# Freedom 90 furnance not running reliably from generator



## jrielsky (Jan 18, 2007)

I have an American Standard Freedom 90 furnace and we just had an extended power outage and it looks like we have more coming.

I have a 7000w portable (gas) generator that I've used and at first things seemed OK. I was able to run our well pump, hot water heater, a few lights and the furnace without any problem, but then at one point the furnace would not come back on. The status light remained lit (not flashing but steady on), and the burner and fan motor were not on.

I tried different combinations from none to all circuits on and still the furnace wouldn't come up. The odd thing is that when main power was restored the furnace came back on and has been running fine for the past 24 hours.

I'm wondering if anyone can tell me more about that status light (the installer's guide and owner's manual say nothing), and also if anyone might have some thoughts on the problem of running it from the generator.

I've heard different theories about the quality of power from the generator, but I'm not sure if I have any options for conditioning or filtering the power from the generator to try to resolve it, or perhaps if there is some way to bypass the electronics of the furnace and get the burner lit and fan motor running from the generator.

I appreciate any and all thoughts and suggestions!

Thanks.


----------



## #CARRIERMAN (Oct 18, 2006)

Hi jrielsky

The problem with running a newer furnace off of a generator is dirty voltage. Alot of times you can eleviate this problem by driving a ground rod and grounding the generator. The new furnaces have to have correct polarity all the time to work properly.

Good luck
Rusty


----------



## jrielsky (Jan 18, 2007)

*thanks... also may try longer reset*

Thanks, will give it a try. Also spoke to a American Standard tech and they claim the latest equipment is very picky on voltage +/- 5% and if its outside of that you'll get a controller error and the furnace won't start. 

He also suggested that when attempting to restart it after a controller error that 3-4 minutes is worth waiting to make sure the controller is reset. Not sure how the controller holds its state without power but I'll try anything to increase the odds that the furnace will work and give us heat during an outage.


----------



## caseywa (Nov 7, 2006)

I have also been looking into, as well as posting here in hvac and electrical, using a generator to power our gas furnace during an electrical outage.

Besides learning about safe ways to connect my generator to the furnace, I have also learned about the relationship between the electricity produced by the generator and the electrical requirements of a gas furnace.

Rusty is correct, and I have learned in the past to trust his inputs, that different generators produce different voltage (and voltage types) and that the generator should be properly grounded. In the past I have been running "spaghetti lines" from the generator to each appliance I wish to power up. I also have the generator grounded to the same stiff copper wire that runs from the grounding rod for my service panel and my copper water pipes. Just want to make sure that any stray voltage finds it way back to Earth somehow.

I am also starting to learn more about sine waves produced by the generator along with the rpm's required to maintain a constant voltage output the the gas furnace likes. There is much to left still to learn. Bottom line is that there is more to this than just hooking up the ole gas furnace to the genny and starting it up...a lot more. Sometime we are lucky and the heat comes on or other times the gas furnace goes on tilt or worse yet has a melt down of sorts.

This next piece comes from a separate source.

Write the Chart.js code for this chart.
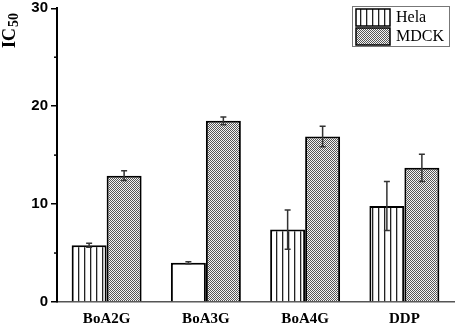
<!DOCTYPE html>
<html>
<head>
<meta charset="utf-8">
<script src="https://cdn.jsdelivr.net/npm/chart.js@4.4.1/dist/chart.umd.min.js"></script>
<style>
  html, body { margin: 0; padding: 0; background: #fff; }
  #wrap { width: 457px; height: 327px; position: relative; }
</style>
</head>
<body>
<div id="wrap"><canvas id="myChart"></canvas></div>
<script>
// values
let categories = ['BoA2G', 'BoA3G', 'BoA4G', 'DDP']
let seriesNames = ['Hela', 'MDCK']
let helaValues = [5.8, 4.0, 7.4, 9.8]
let helaErrors = [0.2, 0.1, 2.0, 2.5]
let mdckValues = [12.9, 18.5, 16.9, 13.7]
let mdckErrors = [0.5, 0.4, 1.05, 1.4]
let yTicks = [0, 10, 20, 30]
let yMinorTicks = [5, 15, 25]

// fill patterns
function makeLines() {
    let c = document.createElement('canvas')
    c.width = 6; c.height = 6
    let g = c.getContext('2d')
    g.fillStyle = '#fff'
    g.fillRect(0, 0, 6, 6)
    g.fillStyle = '#222'
    g.fillRect(0, 0, 1.3, 6)
    return g.createPattern(c, 'repeat')
}
function makeCheck() {
    let c = document.createElement('canvas')
    c.width = 2; c.height = 2
    let g = c.getContext('2d')
    g.fillStyle = '#f4f4f4'
    g.fillRect(0, 0, 2, 2)
    g.fillStyle = '#555'
    g.fillRect(0, 0, 1, 1)
    g.fillRect(1, 1, 1, 1)
    return g.createPattern(c, 'repeat')
}
let linesFill = makeLines()
let checkFill = makeCheck()

let errorBars = {
    id: 'errorBars',
    afterDatasetsDraw(chart) {
        let ctx = chart.ctx
        let y = chart.scales.y
        let errs = [helaErrors, mdckErrors]
        ctx.save()
        ctx.strokeStyle = '#333'
        ctx.lineWidth = 1.5
        chart.data.datasets.forEach(function (ds, i) {
            chart.getDatasetMeta(i).data.forEach(function (bar, j) {
                let v = ds.data[j], e = errs[i][j]
                let top = y.getPixelForValue(v + e)
                let bot = y.getPixelForValue(v - e)
                ctx.beginPath()
                ctx.moveTo(bar.x, top); ctx.lineTo(bar.x, bot)
                ctx.moveTo(bar.x - 3, top); ctx.lineTo(bar.x + 3, top)
                ctx.moveTo(bar.x - 3, bot); ctx.lineTo(bar.x + 3, bot)
                ctx.stroke()
            })
        })
        ctx.restore()
    }
}

let extras = {
    id: 'extras',
    afterDraw(chart) {
        let ctx = chart.ctx
        let y = chart.scales.y
        let left = chart.chartArea.left
        ctx.save()
        // minor ticks
        ctx.strokeStyle = '#000'
        ctx.lineWidth = 1.5
        yMinorTicks.forEach(function (v) {
            let p = y.getPixelForValue(v)
            ctx.beginPath()
            ctx.moveTo(left - 3, p); ctx.lineTo(left, p)
            ctx.stroke()
        })
        // y title IC50
        ctx.fillStyle = '#000'
        ctx.translate(15, 48)
        ctx.rotate(-Math.PI / 2)
        ctx.textBaseline = 'alphabetic'
        ctx.textAlign = 'left'
        ctx.font = 'bold 18px "Liberation Serif"'
        ctx.fillText('IC', 0, 0)
        let w = ctx.measureText('IC').width
        ctx.font = 'bold 14px "Liberation Serif"'
        ctx.fillText('50', w + 1, 3)
        ctx.restore()

        // legend
        ctx.save()
        ctx.strokeStyle = '#777'
        ctx.lineWidth = 1
        ctx.strokeRect(352.5, 6.5, 97, 40)
        let fills = [linesFill, checkFill]
        ctx.font = '16px "Liberation Serif"'
        ctx.textBaseline = 'middle'
        ctx.fillStyle = '#000'
        seriesNames.forEach(function (name, i) {
            let ty = 9 + i * 19
            ctx.fillStyle = fills[i]
            ctx.fillRect(356, ty, 34, 17)
            ctx.strokeStyle = '#000'
            ctx.lineWidth = 1.5
            ctx.strokeRect(356, ty, 34, 17)
            ctx.fillStyle = '#000'
            ctx.fillText(name, 396, ty + 9)
        })
        ctx.restore()
    }
}

let ctx = document.getElementById('myChart').getContext('2d')
let chart = new Chart(ctx, {
    type: 'bar',
    data: {
        labels: categories,
        datasets: [{
            label: seriesNames[0],
            data: helaValues,
            backgroundColor: [linesFill, '#fff', linesFill, linesFill],
            borderColor: '#000',
            borderWidth: 2,
            borderSkipped: 'bottom'
        }, {
            label: seriesNames[1],
            data: mdckValues,
            backgroundColor: checkFill,
            borderColor: '#000',
            borderWidth: 2,
            borderSkipped: 'bottom'
        }]
    },
    options: {
        responsive: true,
        maintainAspectRatio: false,
        animation: false,
        layout: { padding: { top: 8, right: 3, left: 0, bottom: 0 } },
        plugins: {
            legend: { display: false },
            tooltip: { enabled: false }
        },
        datasets: {
            bar: { categoryPercentage: 0.705, barPercentage: 1.0 }
        },
        scales: {
            x: {
                grid: { display: false },
                border: { display: true, color: '#555', width: 1.5 },
                ticks: {
                    color: '#000',
                    padding: 2,
                    font: { family: 'Liberation Serif', size: 15, weight: 'bold', lineHeight: 1 }
                },
                afterFit(scale) { scale.height = 25 }
            },
            y: {
                min: 0,
                max: 30,
                afterBuildTicks(scale) {
                    scale.ticks = yTicks.map(function (v) { return { value: v } })
                },
                grid: {
                    drawOnChartArea: false,
                    tickLength: 6,
                    color: '#000',
                    lineWidth: 1.5
                },
                border: { display: true, color: '#000', width: 2 },
                ticks: {
                    color: '#000',
                    padding: 3,
                    font: { family: 'Liberation Sans', size: 15, weight: 'bold', lineHeight: 0.7 }
                },
                afterFit(scale) { scale.width = 57 }
            }
        }
    },
    plugins: [errorBars, extras]
})
</script>
</body>
</html>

Where I think I am going with all this is that I am considering keeping the generator isolated from the house electrical system and setting up a secondary system in the house that is power only by the generator when needed. Kinda like a seperate panel where the amount of electricity being used is monitored, with a few breakers and lines running to...for example, a single red colored outlet for the fridge, freezer, microwave, a couple lights and a couple places where space heating can be used in a few rooms. Maybe even a few places to use a few other items along with a small television and dvd player. Will have to sit down and do the math to see what my generator can handle safely.

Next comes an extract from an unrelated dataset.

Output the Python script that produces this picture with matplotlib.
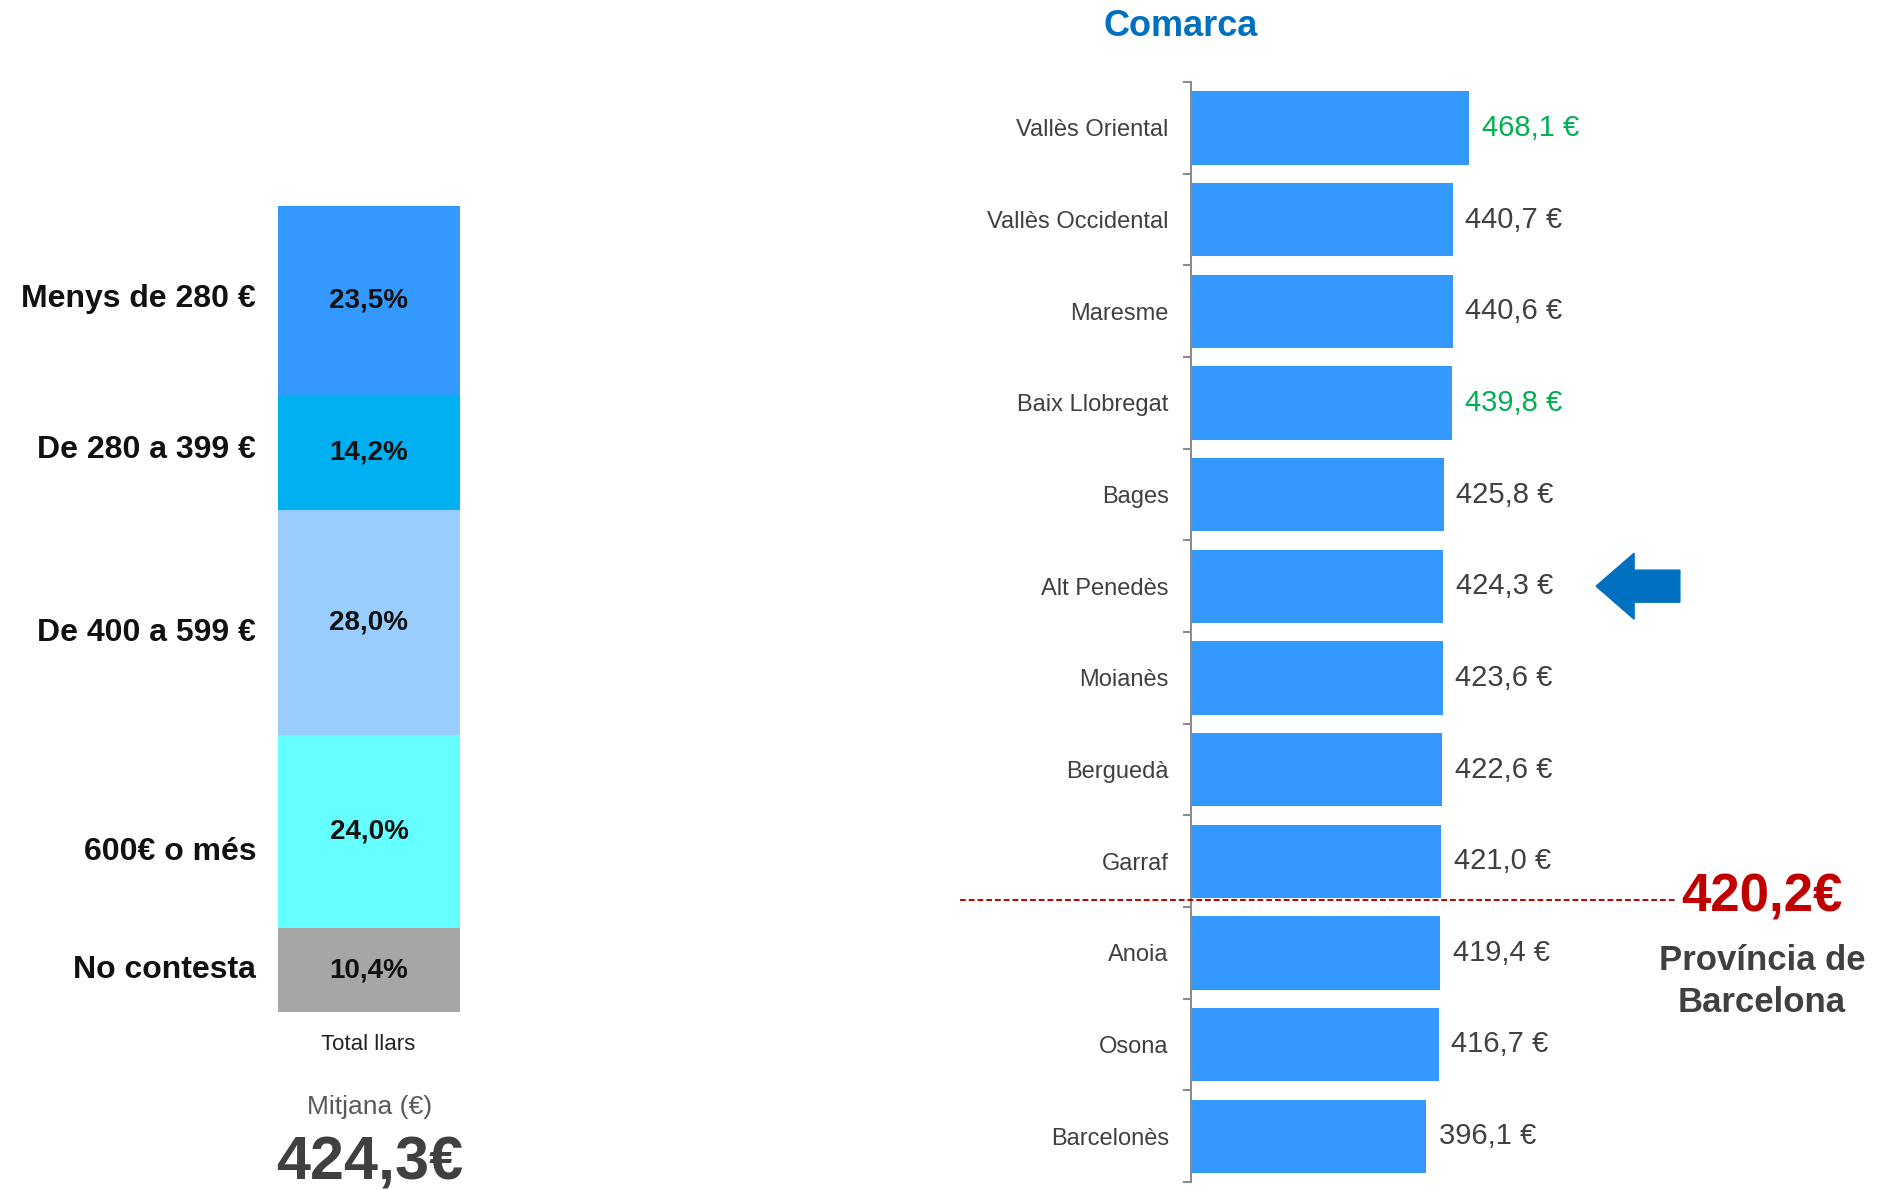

So far, this is where my research is leading me too. Maybe I am over thinking this...but then again, I want to keep my family and others safe too.

Thanks for listening... Casey


----------



## Furnace_dude (Jan 18, 2007)

the furnace id going to be picky because everything has to be just right or the IFC thinks there is a problem and will not allow the furnace to fire. would be best to run a space heater off of your generaor because it will run, if you have an old furnace, you are good to go as its just your typical fan motor and blah blah blah.


----------



## megawatt (Jan 17, 2007)

most water heaters have from 4500 to 5000 watt elements if your well pump was to start at the same time as the water heater was on you would more than likely overload the gen set. try turning off the power to the pump. furnace and water heater then power the furnace back up and see what happens.


----------



## nightsider (Feb 12, 2008)

I have a Lennox furnace that is 5 years old and I went through something very similar during a recent power outage. What I found out is it has nothing to do with the ground. My house was rewired 3 years ago and I kept the panel ground hooked up, grounded the generator to the same ground wire outside that came off the panel and the furnace would not fire. Unless you have a higher end generator with a built in conditioner it will not run some of these new style furnaces. I am going to wire up an electrical outlet off of my transfer switch and set a 15 amp line conditioner in line and wire another electrical outlet to the side of my furnace in line with the on off switch and plug and extension cord to the line conditioner in the next outage. If you have a good enough quality conditioner that will regulate the voltage iregularity and the poor wave sign off the generator. Every furnace is different so it all depends on the tolerance of the electronics in the unit you have. Unfortunatley, after talking to tech support, I found out that mine has virtually no tolerance so I am stuck.

Jim


----------